The Department of Finance (DOF) on Friday said business process outsourcing (BPO) companies need not worry about the government’s first tax reform package as they will continue to enjoy a number of fiscal perks so that the sector can sustain robust growth.
In a statement, the DOF said foreign services of BPO firms operating within special economic zones (SEZs) will stay value-added tax (VAT)-exempt; meanwhile, those outside SEZs, especially those who had been registered with the Board of Investments, will keep their zero-rated status.
In particular, Finance Undersecretary Karl Kendrick T. Chua said that the proposed first package of the Duterte administation’s comprehensive tax reform program dubbed Tax Reform for Acceleration and Inclusion Act (Train) aimed “to limit the zero VAT rating to exporters and remove such a preferential treatment similarly accorded to suppliers of exporters, or what are referred to as ‘indirect exporters.’”
“The fear that the Philippine BPO industry will lose its competitiveness because of the proposed tax reform has no basis. Certain industry stakeholders are likely misinterpreting the provisions of the bill. There is no change in tax policy here for exporters,” Chua said.
READ: BPOs face tax perk removal
The Finance official said they have no plans to change the status quo wherein receipts from domestic services were slapped with 12-percent VAT. “This has already been the case even before we proposed the Train bill,” he said, referring to House Bill No. 5636 approved by the Lower House before Congress went on sine die adjournment in May.
According to Chua, “receipts from foreign services within the SEZs of the Philippine Economic Zone Authority will remain VAT-exempt, as is the case now, because they are outside customs territory by legal fiction, or zero-rated if the exporters are outside the special economic zone, including those that are BOI-registered.”
“As for exporters outside SEZs, they are zero-rated on VAT payments and are entitled to get back their VAT payments once they apply for such refunds under the proposed 90-day refund system, while all other taxpayers, including suppliers to exporters will have to pay the VAT,” Chua added.

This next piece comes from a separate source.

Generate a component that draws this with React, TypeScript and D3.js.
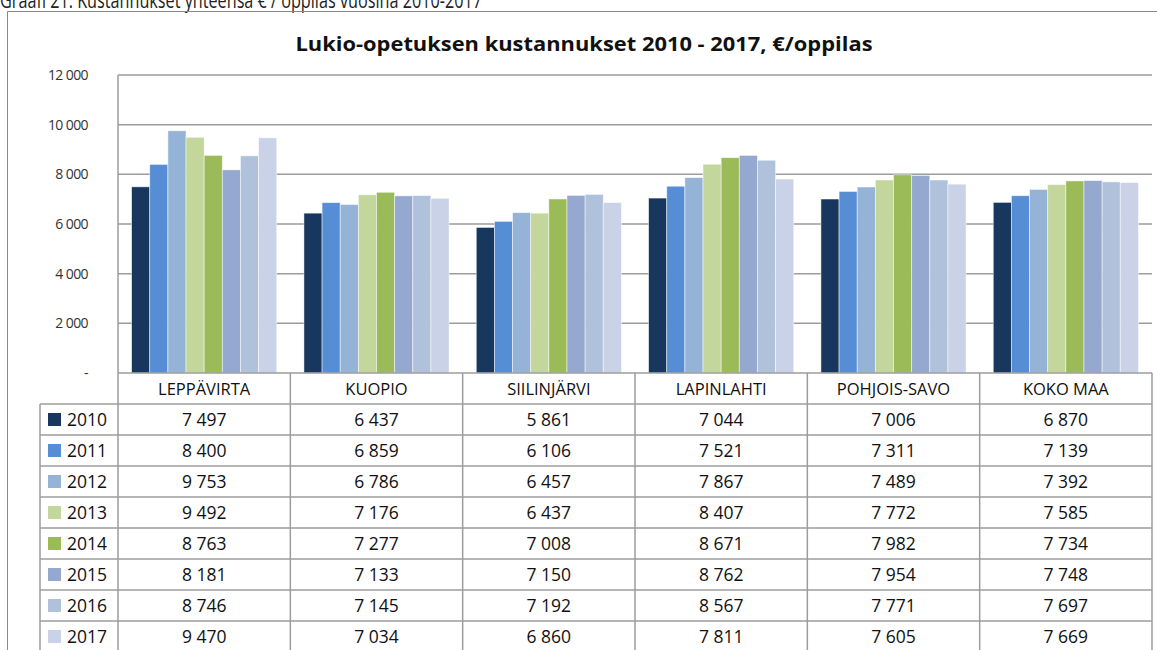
import React, { useEffect, useRef } from "react";
import * as d3 from "d3";

const categories = ["LEPPÄVIRTA", "KUOPIO", "SIILINJÄRVI", "LAPINLAHTI", "POHJOIS-SAVO", "KOKO MAA"];
const years = ["2010", "2011", "2012", "2013", "2014", "2015", "2016", "2017"];
const yearColors = ["#17375E", "#558ED5", "#95B3D7", "#C3D69B", "#9BBB59", "#95A9D0", "#B0C1DC", "#C9D2E6"];

// values per year, in category order
const v2010 = [7497, 6437, 5861, 7044, 7006, 6870];
const v2011 = [8400, 6859, 6106, 7521, 7311, 7139];
const v2012 = [9753, 6786, 6457, 7867, 7489, 7392];
const v2013 = [9492, 7176, 6437, 8407, 7772, 7585];
const v2014 = [8763, 7277, 7008, 8671, 7982, 7734];
const v2015 = [8181, 7133, 7150, 8762, 7954, 7748];
const v2016 = [8746, 7145, 7192, 8567, 7771, 7697];
const v2017 = [9470, 7034, 6860, 7811, 7605, 7669];
const yearValues = [v2010, v2011, v2012, v2013, v2014, v2015, v2016, v2017];

const yTicks = [0, 2000, 4000, 6000, 8000, 10000, 12000];

const caption = "Graafi 21. Kustannukset yhteensä € / oppilas vuosina 2010-2017";
const title = "Lukio-opetuksen kustannukset 2010 - 2017, €/oppilas";

const FONT = "'Open Sans', 'Liberation Sans', sans-serif";

function App() {
  const svgRef = useRef<SVGSVGElement | null>(null);
  const svgWidth = 1157;
  const svgHeight = 650;

  useEffect(() => {
    const svg = d3.select(svgRef.current);
    svg.selectAll("*").remove();

    const plotLeft = 118;
    const plotRight = 1152;
    const plotTop = 75;
    const plotBottom = 373;
    const rowH = 31;
    const legendLeft = 40;
    const lineColor = "#9c9c9c";

    const locale = d3.formatLocale({ decimal: ",", thousands: " ", grouping: [3], currency: ["", "€"] });
    const fmt = locale.format(",d");

    const x = d3.scaleBand().domain(categories).range([plotLeft, plotRight]);
    const xYear = d3
      .scaleBand()
      .domain(years)
      .range([0, x.bandwidth()])
      .paddingInner(0)
      .paddingOuter(0.75);
    const y = d3.scaleLinear().domain([0, 12000]).range([plotBottom, plotTop]);

    // caption above the chart (cut at the top, as in the source)
    svg
      .append("text")
      .attr("x", 0)
      .attr("y", 8)
      .attr("textLength", 482)
      .attr("lengthAdjust", "spacingAndGlyphs")
      .style("font-family", FONT)
      .style("font-size", "21px")
      .style("fill", "#222")
      .text(caption);

    // outer chart border
    svg
      .append("path")
      .attr("d", `M7.5,${svgHeight + 5} V11.5 H${svgWidth + 5}`)
      .attr("fill", "none")
      .attr("stroke", "#8a8a8a")
      .attr("stroke-width", 1);

    svg
      .append("text")
      .attr("x", 584)
      .attr("y", 51)
      .attr("text-anchor", "middle")
      .attr("textLength", 577)
      .attr("lengthAdjust", "spacingAndGlyphs")
      .style("font-family", FONT)
      .style("font-size", "19px")
      .style("font-weight", "bold")
      .style("fill", "#111")
      .text(title);

    // gridlines
    svg
      .append("g")
      .selectAll("line")
      .data(yTicks.filter((d) => d > 0))
      .enter()
      .append("line")
      .attr("x1", plotLeft)
      .attr("x2", plotRight)
      .attr("y1", (d) => y(d))
      .attr("y2", (d) => y(d))
      .attr("stroke", lineColor)
      .attr("stroke-width", 1.5);

    // y labels
    svg
      .append("g")
      .selectAll("text")
      .data(yTicks)
      .enter()
      .append("text")
      .attr("x", 88)
      .attr("y", (d) => y(d) + 5)
      .attr("text-anchor", "end")
      .style("font-family", FONT)
      .style("font-size", "14px")
      .style("fill", "#333")
      .style("letter-spacing", "-0.6px")
      .text((d) => (d === 0 ? "-" : fmt(d)));

    // bars
    const groups = svg
      .append("g")
      .selectAll("g")
      .data(categories)
      .enter()
      .append("g")
      .attr("transform", (d) => `translate(${x(d)},0)`);

    groups
      .selectAll("rect")
      .data((_, ci) => years.map((yr, yi) => ({ yr, yi, v: yearValues[yi][ci] })))
      .enter()
      .append("rect")
      .attr("x", (d) => xYear(d.yr)!)
      .attr("width", xYear.bandwidth())
      .attr("y", (d) => y(d.v))
      .attr("height", (d) => plotBottom - y(d.v))
      .attr("fill", (d) => yearColors[d.yi])
      .attr("stroke", "#ffffff")
      .attr("stroke-opacity", 0.6)
      .attr("stroke-width", 0.8);

    // table
    const table = svg.append("g");
    const tableBottom = plotBottom + rowH * (years.length + 1);

    table
      .append("line")
      .attr("x1", plotLeft)
      .attr("x2", plotRight)
      .attr("y1", plotBottom)
      .attr("y2", plotBottom)
      .attr("stroke", lineColor)
      .attr("stroke-width", 1.5);
    table
      .selectAll(".hrow")
      .data(d3.range(1, years.length + 1))
      .enter()
      .append("line")
      .attr("class", "hrow")
      .attr("x1", legendLeft)
      .attr("x2", plotRight)
      .attr("y1", (d) => plotBottom + d * rowH)
      .attr("y2", (d) => plotBottom + d * rowH)
      .attr("stroke", lineColor)
      .attr("stroke-width", 1.5);

    table
      .append("line")
      .attr("x1", plotLeft)
      .attr("x2", plotLeft)
      .attr("y1", plotTop)
      .attr("y2", tableBottom)
      .attr("stroke", lineColor)
      .attr("stroke-width", 1.5);
    table
      .append("line")
      .attr("x1", legendLeft)
      .attr("x2", legendLeft)
      .attr("y1", plotBottom + rowH)
      .attr("y2", tableBottom)
      .attr("stroke", lineColor)
      .attr("stroke-width", 1.5);
    table
      .selectAll(".vcol")
      .data(categories)
      .enter()
      .append("line")
      .attr("class", "vcol")
      .attr("x1", (d) => x(d)! + x.bandwidth())
      .attr("x2", (d) => x(d)! + x.bandwidth())
      .attr("y1", plotBottom)
      .attr("y2", tableBottom)
      .attr("stroke", lineColor)
      .attr("stroke-width", 1.5);

    // category headers
    table
      .selectAll(".cat")
      .data(categories)
      .enter()
      .append("text")
      .attr("class", "cat")
      .attr("x", (d) => x(d)! + x.bandwidth() / 2)
      .attr("y", plotBottom + rowH / 2 + 6)
      .attr("text-anchor", "middle")
      .style("font-family", FONT)
      .style("font-size", "16.5px")
      .style("fill", "#111")
      .text((d) => d);

    // legend keys + values
    years.forEach((yr, yi) => {
      const rowMid = plotBottom + rowH * (yi + 1) + rowH / 2;
      table
        .append("rect")
        .attr("x", 48)
        .attr("y", rowMid - 6.5)
        .attr("width", 13)
        .attr("height", 13)
        .attr("fill", yearColors[yi]);
      table
        .append("text")
        .attr("x", 67)
        .attr("y", rowMid + 6.5)
        .style("font-family", FONT)
        .style("font-size", "17.5px")
        .style("fill", "#111")
        .text(yr);
      table
        .selectAll(`.val${yi}`)
        .data(categories)
        .enter()
        .append("text")
        .attr("x", (d) => x(d)! + x.bandwidth() / 2)
        .attr("y", rowMid + 6.5)
        .attr("text-anchor", "middle")
        .style("font-family", FONT)
        .style("font-size", "17.5px")
        .style("fill", "#111")
        .text((_, ci) => fmt(yearValues[yi][ci]));
    });
  }, []);

  return (
    <div>
      <svg
        ref={svgRef}
        width={svgWidth}
        height={svgHeight}
        style={{ position: "absolute", left: 0, top: 0, background: "#fff" }}
      ></svg>
    </div>
  );
}

export default App;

Chua said the first tax reform package “provides that the zero-rated VAT privilege of indirect exporters will be removed only ‘if and when a credible and enhanced system is put in place’ that will allow affected companies to get cash refunds of their VAT payments within 90 days after their filing of VAT refund applications with the Bureau of Internal Revenue.”
“The concerns raised by the BPO sector against tax reform appear to be misplaced. They will remain competitive as demand for their services are driven by the high quality of service and talent they offer. The tax policy in the BPO sector will remain the same even after Train,” according to Chua.